The second figure shows the computed solution and the zoom detail. You can see that ode23s takes many fewer steps than ode45. This is actually an easy problem for a stiff solver. In fact, ode23s takes only 99 steps and uses just 412 function evaluations, while ode45 takes 3,040 steps and uses 20,179 function evaluations. Stiffness even affects graphical output. Our print files for the ode45 figures are much larger than those for the ode23s figures.

Imagine you are returning from a hike in the mountains. You are in a narrow canyon with steep walls on either side. An explicit algorithm would sample the local gradient to find the descent direction. But following the gradient on either side of the trail will send you bouncing back and forth from wall to wall, as in Figure 1. You will eventually get home, but it will be long after dark before you arrive. An implicit algorithm would have you keep your eyes on the trail and anticipate where each step is taking you. It is well worth the extra concentration.

This flame problem is also interesting because it involves something called the Lambert W function, $$W(z)$$. The differential equation is separable. Integrating once gives an implicit equation for $$y$$ as a function of $$t$$.

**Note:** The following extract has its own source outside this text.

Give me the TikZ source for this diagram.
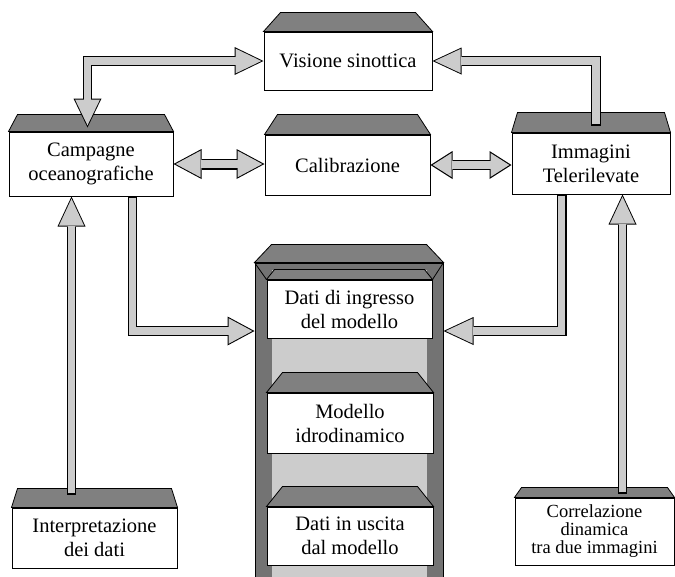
\documentclass[tikz,border=0pt]{standalone}
\usepackage{fontspec}
\setmainfont{Liberation Serif}
\usetikzlibrary{arrows.meta,calc}

\definecolor{stip}{gray}{0.80}
\definecolor{dense}{gray}{0.50}
\definecolor{framecol}{gray}{0.45}

% sloped roof on top of a box node: node, inset, height
\newcommand\roofon[3]{\filldraw[roof] (#1.north west) -- ++(#2,-#3) -- ($(#1.north east)+(-#2,-#3)$) -- (#1.north east) -- cycle;}

% broad outlined arrow: 1 = single/double (1/2), 2 = head length, 3 = head width, 4 = shaft width, 5 = path
\newcommand\fatarrow[5]{%
  \pgfmathsetmacro\Li{#2-3.2}%
  \pgfmathsetmacro\Wi{#3*(#2-3.2)/#2}%
  \pgfmathsetmacro\Si{#4-2.2}%
  \ifnum#1=2
    \draw[black,line width=#4pt,line join=miter,{Triangle[length=#2pt,width=#3pt,line width=0pt]}-{Triangle[length=#2pt,width=#3pt,line width=0pt]}] #5;
    \draw[stip,line width=\Si pt,line join=miter,shorten <=2.2pt,shorten >=2.2pt,{Triangle[length=\Li pt,width=\Wi pt,line width=0pt]}-{Triangle[length=\Li pt,width=\Wi pt,line width=0pt]}] #5;
  \else
    \draw[black,line width=#4pt,line join=miter,-{Triangle[length=#2pt,width=#3pt,line width=0pt]}] #5;
    \draw[stip,line width=\Si pt,line join=miter,shorten <=1.1pt,shorten >=2.2pt,-{Triangle[length=\Li pt,width=\Wi pt,line width=0pt]}] #5;
  \fi}

\begin{document}
\begin{tikzpicture}[x=1pt,y=-1pt,
  box/.style={draw=black,line width=1pt,fill=white,align=center,inner sep=0pt,
              font=\fontsize{20.5}{24}\selectfont},
  roof/.style={fill=dense,draw=black,line width=0.8pt}]
\useasboundingbox (0,0) rectangle (675,576);

% central model column
\node[draw=black,line width=1pt,fill=framecol,minimum width=188,minimum height=317,inner sep=0pt] (col) at (349,421.5) {};
\roofon{col}{17}{18}
\fill[stip] ($(col.north west)+(17,7)$) rectangle ($(col.south east)+(-17,0)$);

\node[box,minimum width=165,minimum height=58] (din) at (349.5,309) {Dati di ingresso\\del modello};
\roofon{din}{8}{10}
\draw[line width=0.8pt] (col.north west) -- (din.north west);
\draw[line width=0.8pt] (col.north east) -- (din.north east);

\node[box,minimum width=166,minimum height=60] (mod) at (350,423) {Modello\\idrodinamico};
\roofon{mod}{16}{20}
\node[box,minimum width=166,minimum height=58] (dout) at (350,536) {Dati in uscita\\dal modello};
\roofon{dout}{16}{20}

% surrounding boxes
\node[box,minimum width=168,minimum height=58] (vis) at (348,61) {Visione sinottica};
\roofon{vis}{17}{19}
\node[box,minimum width=164,minimum height=64] (camp) at (91,164) {Campagne\\oceanografiche};
\roofon{camp}{9}{17}
\node[box,minimum width=165,minimum height=60] (cal) at (347.5,165) {Calibrazione};
\roofon{cal}{13}{20}
\node[box,minimum width=158,minimum height=61] (imm) at (591,163.5) {Immagini\\Telerilevate};
\roofon{imm}{6}{20}
\node[box,minimum width=165,minimum height=60] (interp) at (94.5,538) {Interpretazione\\dei dati};
\roofon{interp}{6}{19}
\node[box,minimum width=159,minimum height=67,font=\fontsize{18.5}{18}\selectfont] (corr) at (594.5,531.5) {Correlazione\\dinamica\\tra due immagini};
\roofon{corr}{7}{10}

% connectors
\coordinate (inlev) at (0,331);
\coordinate (lup) at ($(interp.north west)+(60,-13)$);
\coordinate (rup) at ($(corr.north west)+(108,-4)$);

\fatarrow{2}{29}{28}{9.5}{(vis.west) -| ($(camp.north west)+(79,-4)$)}
\fatarrow{1}{29}{27}{9.5}{($(imm.north)+(5,-7)$) |- (vis.east)}
\fatarrow{2}{28}{30}{11}{(camp.east) -- (camp.east -| cal.west)}
\fatarrow{2}{22}{28}{10}{(cal.east) -- (cal.east -| imm.west)}
\fatarrow{1}{27}{29}{9.5}{($(camp.south west)+(124,0)$) |- (col.west |- inlev)}
\fatarrow{1}{30}{28}{10}{($(imm.south west)+(50,0)$) |- (col.east |- inlev)}
\fatarrow{1}{30}{28}{9}{(lup) -- (lup |- camp.south)}
\fatarrow{1}{30}{28}{9.5}{(rup) -- (rup |- imm.south)}
\end{tikzpicture}
\end{document}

$\frac{1}{y} + \log\left(\frac{1}{y}-1\right) = \frac{1}{\delta} + \log\left(\frac{1}{\delta} - 1\right) - t$

This equation can be solved for y. The exact analytical solution to the flame model turns out to be

$y(t) = \frac{1}{(W(a e^{a - t}) + 1)}$

where $$a = \frac{1}{\delta} - 1$$. The function $$W(z)$$, the Lambert W function, is the solution to

$W(z)e^{W(z)} = z$

With MATLAB and the Symbolic Math Toolbox connection to Maple, the statements

y = dsolve('Dy = y^2 - y^3','y(0) = 1/100');
y = simplify(y);
pretty(y)
ezplot(y,0,200)


produce

                  1
---------------------------------------
lambertw(99 exp(99 - t)) + 1


and a plot of the exact solution. When the initial value, 1/100, is decreased, and the time span $$0 \leq t \leq 200$$ is increased, the transition region becomes narrower.

Figure 3. The exact solution involves the recently rediscovered Lambert W function. Click on image to see enlarged view.

The Lambert W function is named after J. H. Lambert (1728 - 1777), who was a colleague of Euler and Lagrange at the Berlin Academy of Sciences. Lambert is best known for his laws of illumination and his proof that π is irrational. The function was "rediscovered" a few years ago by Corless, Gonnet, Hare, and Jeffrey, working on Maple, and by Don Knuth. Their paper is available on a Web site maintained by Rob Corless. The existence of an exact solution to this nonlinear problem allows us to rigorously assess the accuracy of both the stiff and nonstiff numerical methods.

Published 2003

### References

• Robert M. Corless, G. H. Gonnet, D. E. G. Hare, D. J. Jeffrey, and D. E. Knuth, “ On the Lambert W Function,” Advances in Computational Mathematics, Volume 5, 1996, pp. 329-359.